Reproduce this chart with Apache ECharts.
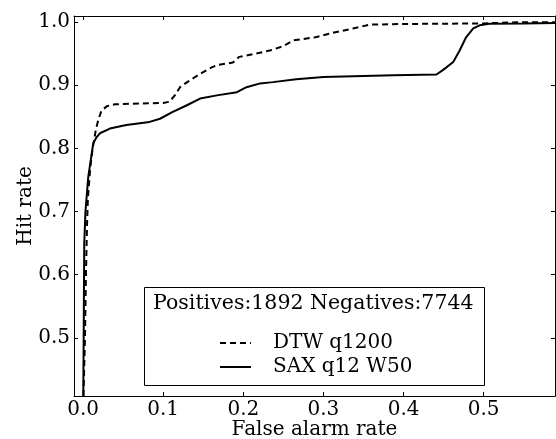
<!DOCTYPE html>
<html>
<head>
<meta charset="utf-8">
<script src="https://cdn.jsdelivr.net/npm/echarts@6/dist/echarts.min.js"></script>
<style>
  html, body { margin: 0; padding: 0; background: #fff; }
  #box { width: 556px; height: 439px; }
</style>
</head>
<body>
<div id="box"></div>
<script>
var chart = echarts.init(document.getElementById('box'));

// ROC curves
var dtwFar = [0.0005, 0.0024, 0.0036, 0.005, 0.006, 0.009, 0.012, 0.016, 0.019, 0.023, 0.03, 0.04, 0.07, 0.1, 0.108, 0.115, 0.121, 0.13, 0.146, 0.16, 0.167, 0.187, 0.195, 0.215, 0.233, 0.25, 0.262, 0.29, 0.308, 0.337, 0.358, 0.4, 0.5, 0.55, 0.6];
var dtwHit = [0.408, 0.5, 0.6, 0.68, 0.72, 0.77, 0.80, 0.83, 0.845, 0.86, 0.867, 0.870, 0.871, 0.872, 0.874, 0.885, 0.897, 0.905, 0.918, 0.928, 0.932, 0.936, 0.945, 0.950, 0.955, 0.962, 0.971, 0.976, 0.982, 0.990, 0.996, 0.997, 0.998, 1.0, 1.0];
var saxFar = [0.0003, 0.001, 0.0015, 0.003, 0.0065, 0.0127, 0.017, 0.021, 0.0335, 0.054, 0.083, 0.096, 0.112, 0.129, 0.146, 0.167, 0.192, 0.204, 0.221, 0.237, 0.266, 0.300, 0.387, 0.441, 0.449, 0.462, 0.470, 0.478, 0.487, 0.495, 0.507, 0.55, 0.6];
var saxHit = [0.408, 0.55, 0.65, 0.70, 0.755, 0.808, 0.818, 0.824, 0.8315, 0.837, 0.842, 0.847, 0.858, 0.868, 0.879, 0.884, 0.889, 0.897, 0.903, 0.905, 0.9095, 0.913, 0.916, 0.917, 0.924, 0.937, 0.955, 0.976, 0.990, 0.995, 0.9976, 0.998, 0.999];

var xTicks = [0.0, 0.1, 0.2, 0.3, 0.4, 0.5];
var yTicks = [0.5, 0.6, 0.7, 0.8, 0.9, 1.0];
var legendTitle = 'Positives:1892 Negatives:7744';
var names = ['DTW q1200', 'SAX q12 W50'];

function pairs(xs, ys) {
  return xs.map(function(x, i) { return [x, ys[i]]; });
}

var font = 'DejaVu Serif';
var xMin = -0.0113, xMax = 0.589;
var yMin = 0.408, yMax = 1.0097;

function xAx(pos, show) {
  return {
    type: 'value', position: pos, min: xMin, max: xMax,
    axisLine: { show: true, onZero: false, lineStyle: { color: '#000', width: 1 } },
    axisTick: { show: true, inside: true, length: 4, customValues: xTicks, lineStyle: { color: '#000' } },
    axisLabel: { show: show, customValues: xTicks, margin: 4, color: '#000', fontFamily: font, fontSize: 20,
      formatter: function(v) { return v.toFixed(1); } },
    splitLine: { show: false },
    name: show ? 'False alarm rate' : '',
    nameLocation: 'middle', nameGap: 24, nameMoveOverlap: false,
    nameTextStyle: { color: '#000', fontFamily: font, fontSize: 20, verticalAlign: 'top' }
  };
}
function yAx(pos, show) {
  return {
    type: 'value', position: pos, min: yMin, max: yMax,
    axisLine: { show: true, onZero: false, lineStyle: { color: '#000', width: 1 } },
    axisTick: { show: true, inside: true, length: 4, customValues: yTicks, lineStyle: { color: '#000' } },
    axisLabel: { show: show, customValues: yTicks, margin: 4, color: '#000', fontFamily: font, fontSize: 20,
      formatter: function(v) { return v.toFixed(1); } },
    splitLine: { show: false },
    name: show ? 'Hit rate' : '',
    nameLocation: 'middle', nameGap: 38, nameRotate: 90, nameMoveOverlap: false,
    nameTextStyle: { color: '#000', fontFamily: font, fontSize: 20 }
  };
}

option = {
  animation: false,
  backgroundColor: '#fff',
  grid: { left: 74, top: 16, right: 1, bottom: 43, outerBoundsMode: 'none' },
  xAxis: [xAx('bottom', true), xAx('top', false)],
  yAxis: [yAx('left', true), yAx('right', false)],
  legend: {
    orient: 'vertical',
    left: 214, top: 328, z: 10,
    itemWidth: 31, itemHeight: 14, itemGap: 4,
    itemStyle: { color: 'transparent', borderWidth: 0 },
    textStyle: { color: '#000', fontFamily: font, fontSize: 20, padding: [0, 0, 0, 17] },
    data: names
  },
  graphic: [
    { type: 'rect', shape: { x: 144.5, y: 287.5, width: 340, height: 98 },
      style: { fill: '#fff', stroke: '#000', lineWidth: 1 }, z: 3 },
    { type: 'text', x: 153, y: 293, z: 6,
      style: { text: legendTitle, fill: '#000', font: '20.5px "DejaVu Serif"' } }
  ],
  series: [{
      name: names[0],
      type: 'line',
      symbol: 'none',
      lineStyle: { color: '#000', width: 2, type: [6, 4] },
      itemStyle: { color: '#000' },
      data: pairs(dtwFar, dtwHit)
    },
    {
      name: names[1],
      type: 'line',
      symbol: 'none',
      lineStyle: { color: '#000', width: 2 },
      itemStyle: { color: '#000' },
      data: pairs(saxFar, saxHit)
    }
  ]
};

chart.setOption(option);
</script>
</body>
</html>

#### Task goal:
Exclude the pictures. Write out the remaining data exactly.

#### Answer for this exercise:
Reproduce this chart with Apache ECharts.
<!DOCTYPE html>
<html>
<head>
<meta charset="utf-8">
<script src="https://cdn.jsdelivr.net/npm/echarts@6/dist/echarts.min.js"></script>
<style>
  html, body { margin: 0; padding: 0; background: #fff; }
  #box { width: 556px; height: 439px; }
</style>
</head>
<body>
<div id="box"></div>
<script>
var chart = echarts.init(document.getElementById('box'));

// ROC curves
var dtwFar = [0.0005, 0.0024, 0.0036, 0.005, 0.006, 0.009, 0.012, 0.016, 0.019, 0.023, 0.03, 0.04, 0.07, 0.1, 0.108, 0.115, 0.121, 0.13, 0.146, 0.16, 0.167, 0.187, 0.195, 0.215, 0.233, 0.25, 0.262, 0.29, 0.308, 0.337, 0.358, 0.4, 0.5, 0.55, 0.6];
var dtwHit = [0.408, 0.5, 0.6, 0.68, 0.72, 0.77, 0.80, 0.83, 0.845, 0.86, 0.867, 0.870, 0.871, 0.872, 0.874, 0.885, 0.897, 0.905, 0.918, 0.928, 0.932, 0.936, 0.945, 0.950, 0.955, 0.962, 0.971, 0.976, 0.982, 0.990, 0.996, 0.997, 0.998, 1.0, 1.0];
var saxFar = [0.0003, 0.001, 0.0015, 0.003, 0.0065, 0.0127, 0.017, 0.021, 0.0335, 0.054, 0.083, 0.096, 0.112, 0.129, 0.146, 0.167, 0.192, 0.204, 0.221, 0.237, 0.266, 0.300, 0.387, 0.441, 0.449, 0.462, 0.470, 0.478, 0.487, 0.495, 0.507, 0.55, 0.6];
var saxHit = [0.408, 0.55, 0.65, 0.70, 0.755, 0.808, 0.818, 0.824, 0.8315, 0.837, 0.842, 0.847, 0.858, 0.868, 0.879, 0.884, 0.889, 0.897, 0.903, 0.905, 0.9095, 0.913, 0.916, 0.917, 0.924, 0.937, 0.955, 0.976, 0.990, 0.995, 0.9976, 0.998, 0.999];

var xTicks = [0.0, 0.1, 0.2, 0.3, 0.4, 0.5];
var yTicks = [0.5, 0.6, 0.7, 0.8, 0.9, 1.0];
var legendTitle = 'Positives:1892 Negatives:7744';
var names = ['DTW q1200', 'SAX q12 W50'];

function pairs(xs, ys) {
  return xs.map(function(x, i) { return [x, ys[i]]; });
}

var font = 'DejaVu Serif';
var xMin = -0.0113, xMax = 0.589;
var yMin = 0.408, yMax = 1.0097;

function xAx(pos, show) {
  return {
    type: 'value', position: pos, min: xMin, max: xMax,
    axisLine: { show: true, onZero: false, lineStyle: { color: '#000', width: 1 } },
    axisTick: { show: true, inside: true, length: 4, customValues: xTicks, lineStyle: { color: '#000' } },
    axisLabel: { show: show, customValues: xTicks, margin: 4, color: '#000', fontFamily: font, fontSize: 20,
      formatter: function(v) { return v.toFixed(1); } },
    splitLine: { show: false },
    name: show ? 'False alarm rate' : '',
    nameLocation: 'middle', nameGap: 24, nameMoveOverlap: false,
    nameTextStyle: { color: '#000', fontFamily: font, fontSize: 20, verticalAlign: 'top' }
  };
}
function yAx(pos, show) {
  return {
    type: 'value', position: pos, min: yMin, max: yMax,
    axisLine: { show: true, onZero: false, lineStyle: { color: '#000', width: 1 } },
    axisTick: { show: true, inside: true, length: 4, customValues: yTicks, lineStyle: { color: '#000' } },
    axisLabel: { show: show, customValues: yTicks, margin: 4, color: '#000', fontFamily: font, fontSize: 20,
      formatter: function(v) { return v.toFixed(1); } },
    splitLine: { show: false },
    name: show ? 'Hit rate' : '',
    nameLocation: 'middle', nameGap: 38, nameRotate: 90, nameMoveOverlap: false,
    nameTextStyle: { color: '#000', fontFamily: font, fontSize: 20 }
  };
}

option = {
  animation: false,
  backgroundColor: '#fff',
  grid: { left: 74, top: 16, right: 1, bottom: 43, outerBoundsMode: 'none' },
  xAxis: [xAx('bottom', true), xAx('top', false)],
  yAxis: [yAx('left', true), yAx('right', false)],
  legend: {
    orient: 'vertical',
    left: 214, top: 328, z: 10,
    itemWidth: 31, itemHeight: 14, itemGap: 4,
    itemStyle: { color: 'transparent', borderWidth: 0 },
    textStyle: { color: '#000', fontFamily: font, fontSize: 20, padding: [0, 0, 0, 17] },
    data: names
  },
  graphic: [
    { type: 'rect', shape: { x: 144.5, y: 287.5, width: 340, height: 98 },
      style: { fill: '#fff', stroke: '#000', lineWidth: 1 }, z: 3 },
    { type: 'text', x: 153, y: 293, z: 6,
      style: { text: legendTitle, fill: '#000', font: '20.5px "DejaVu Serif"' } }
  ],
  series: [{
      name: names[0],
      type: 'line',
      symbol: 'none',
      lineStyle: { color: '#000', width: 2, type: [6, 4] },
      itemStyle: { color: '#000' },
      data: pairs(dtwFar, dtwHit)
    },
    {
      name: names[1],
      type: 'line',
      symbol: 'none',
      lineStyle: { color: '#000', width: 2 },
      itemStyle: { color: '#000' },
      data: pairs(saxFar, saxHit)
    }
  ]
};

chart.setOption(option);
</script>
</body>
</html>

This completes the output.